An overshot jaw is when the upper jaw extends further out than the lower jaw, with the horse having an overbite (also called a parrot mouth). When the lower jaw extends farther out than the upper jaw, we call this an undershot jaw,with the horse having an underbite (also referred to as a monkey jaw or sow mouth).
Both defects can affect the chewing of the horse and the horse’s ability to clip grass.
Parrot mouth has several other names and these include: brachygnathism, overshot maxilla, buck tooth, undershot jaw or overbite.
The definition of a parrot mouth is when the top incisor teeth’s front edge is further forward that that of the lower teeth.
There are many different degrees of parrot mouth from minor to severe. In minor cases, the upper and lower incisors still meet, but are not perfectly aligned, but in severe cases, the two do not meet at all.
It is important that the horse’s incisor bite be checked with the head in the normal resting position and not raised up high. Raising the head high, or extending the poll joint, will cause the lower jaw (mandible) to slide backwards (caudally) slightly (approx 3- 10 mm). Conversely, when the head is lowered and the poll flexes, the lower jaw (mandible) slides forward.
This backward and forward sliding of the jaw when the head is raised and lowered is known as Rostro-Caudal Movement (RCM). It is a normal process which is required for normal chewing and comfort to the horse when ridden. So even though most of the jaw movement when eating is from side to side (lateral movement), there is also a small amount of backwards and forwards movement of the lower jaw (RCM).
Parrot mouth may occur in any breed of horse, and it has a reported incidence rate of 2-5 %. This is fairly significant when you think that 2-5 out of every 100 horses have parrot mouth to some degree.
Parrot mouth in a horse is often not present as a newborn foal, but becomes apparent when the horse is over 1-6 months old.
The cause of parrot mouth is often not fully clear. Several causes are possible including genetics, trauma and illness as a foal near a period of rapid growth.
The condition can result from the top jaw (maxilla) developing too long, or the bottom jaw (mandible) developing too short. Usually it is the lower jaw that is too short. When it is the upper jaw that is too short, this condition is often referred to as monkey jaw or sow mouth. But anything which interferes with the match up of the top and bottom jaws can cause a horse to have an overbite or underbite.

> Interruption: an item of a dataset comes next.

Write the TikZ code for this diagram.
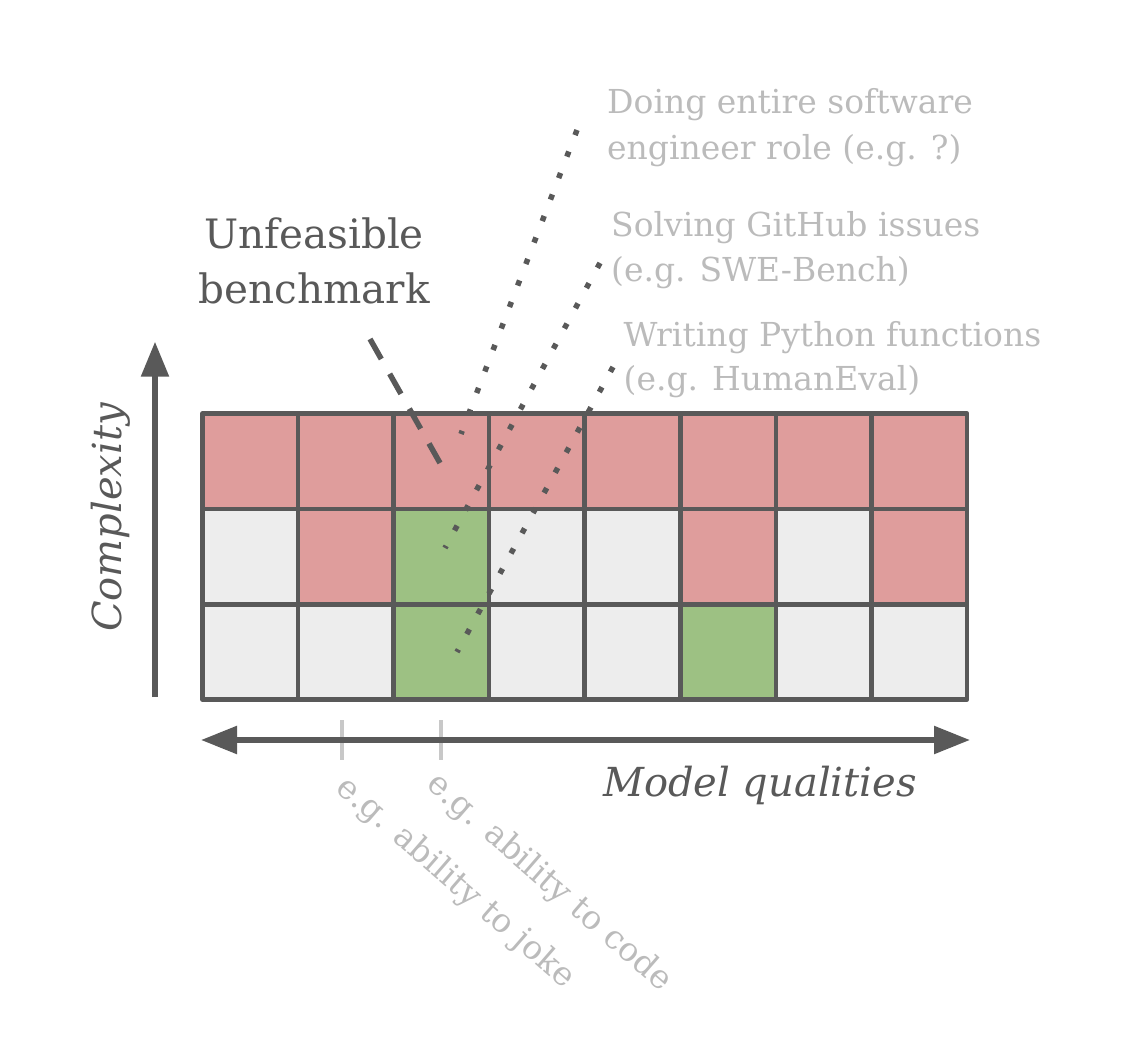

As far as genetics go, parrot mouth is NOT directly inheritable. It is rare to see an individual sire or mare throwing an abnormally high number of parrot mouthed foals. The most common cause of it is when a mare is bred to a stallion with a very different head type than she has. Surprisingly, these two animals often have normal teeth structure, yet when they are bred, the mismatch is so great that a parrot mouthed offspring is produced.
This occurs most often when a stocky and short, wide headed stallion is bred to a lean long headed mare. Thus a breeder needs to be careful and considerate even of head type when planning to breed a superior foal.
It is important to remember that malocclusions in horse’s teeth (when they are not in the correct positioning and alignment) is poorly understood when it comes to how inheritable it is, and is often a very complex mismatch of many genes. Having a badly malformed mouth in your horse may present a risk in breeding, but certainly doesn’t mean that animal will throw offspring with a similar condition.
One strategy could be to not re-mate a mare to a particular stallion if a parrot mouthed foal is produced by that mating.
The real problems with being parrot mouthed are due to the fact that horses’ teeth are hypsodont teeth — that means that they have long crowns up in the bone and continue to erupt or move into the mouth throughout life — up to a point where there is no more tooth left to erupt into the mouth. If they are not opposing another tooth, they continue to erupt into the mouth to a point where they are a problem and dig into the opposite jaw or the roof of the mouth.
Horses’ teeth do not grow indefinitely like rabbits’ teeth, but for some time they continue to erupt into the mouth — with the purpose being to replace the tooth which is worn away during the chewing process.
Because a paddock grazing horse may on average chew approximately 20 million times per year, the highly repeated grinding of tooth on tooth, or tooth onto fibrous feed material will lead to wearing away of the tooth. Thus new tooth needs to erupt into the mouth to replace the tooth which has been worn away. This tooth eruption process usually continues up until the horse is 15- 20 years of age.
The eruption process of teeth works fine if the teeth all line up even and oppose one another. But if they are not matched, then the tooth which is not opposed will continue to erupt into the mouth and become longer and longer.
As the elongating tooth or teeth become more prominent, they may cause the tooth to be moved or forced out of its normal position and may also restrict the whole jaw’s normal RCM (rostro-caudal movement) while eating or when ridden.
Some examples of the secondary effects of parrot mouth are elongated lower incisors — where the lowers may cause ulceration of the roof of the mouth’s (palate) lining (mucosa). This obviously can be painful to the horse and restrict its ability to graze properly.
It is not surprising that it is uncommon to see badly parrot mouthed horses surviving into their late teens.